Key principles include:

• Defined material specifications rather than single “magic” values
• Batch testing for thermal and flow properties
• Clear refresh ratio recommendations
• Printer profiles designed with tolerance in mind
  

Instead of chasing theoretical perfection, the goal is reliable performance across real-world conditions—exactly what distributors and end users care about.

Best Practices for Users and Service Providers

If you want consistent results across batches, here’s what actually makes a difference:

1. Track batch numbers and refresh ratios

2. Store powder in dry, temperature-stable conditions

3. Avoid mixing batches unless necessary—and document it when you do

4. Run a small test print when switching to a new batch

5. Adjust parameters slightly if needed, rather than forcing old settings
   

These steps turn powder consistency from a concern into a manageable variable.
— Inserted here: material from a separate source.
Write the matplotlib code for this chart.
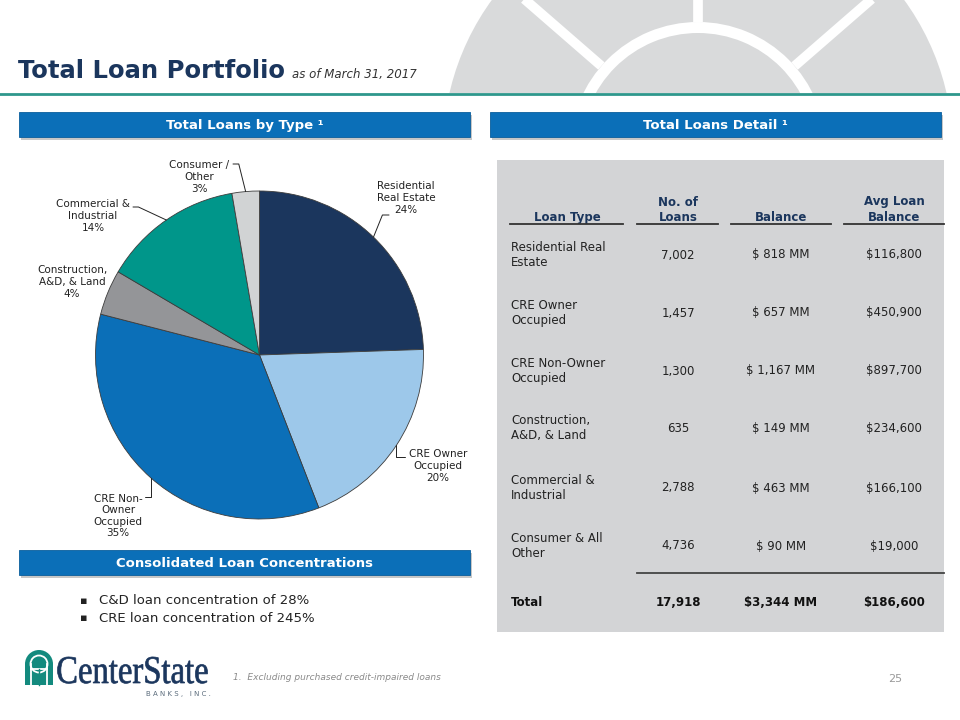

Why This Matters for Scaling Production

For prototyping, minor variations are usually invisible. But as SLS moves deeper into short-run and serial production, expectations change. Understanding powder consistency helps you:

• Reduce scrap rates
• Maintain predictable mechanical properties
• Build confidence with end customers
• Scale production without surprises
  

In short, consistency isn’t about eliminating variation—it’s about controlling it intelligently.

Final Thoughts

Not all SLS powder batches print the same—and that’s normal. What matters is that variations stay within known, controlled limits, and that users understand how to work with them.

When powder consistency is paired with good process control, SLS delivers exactly what it promises: reliable, repeatable, production-ready parts.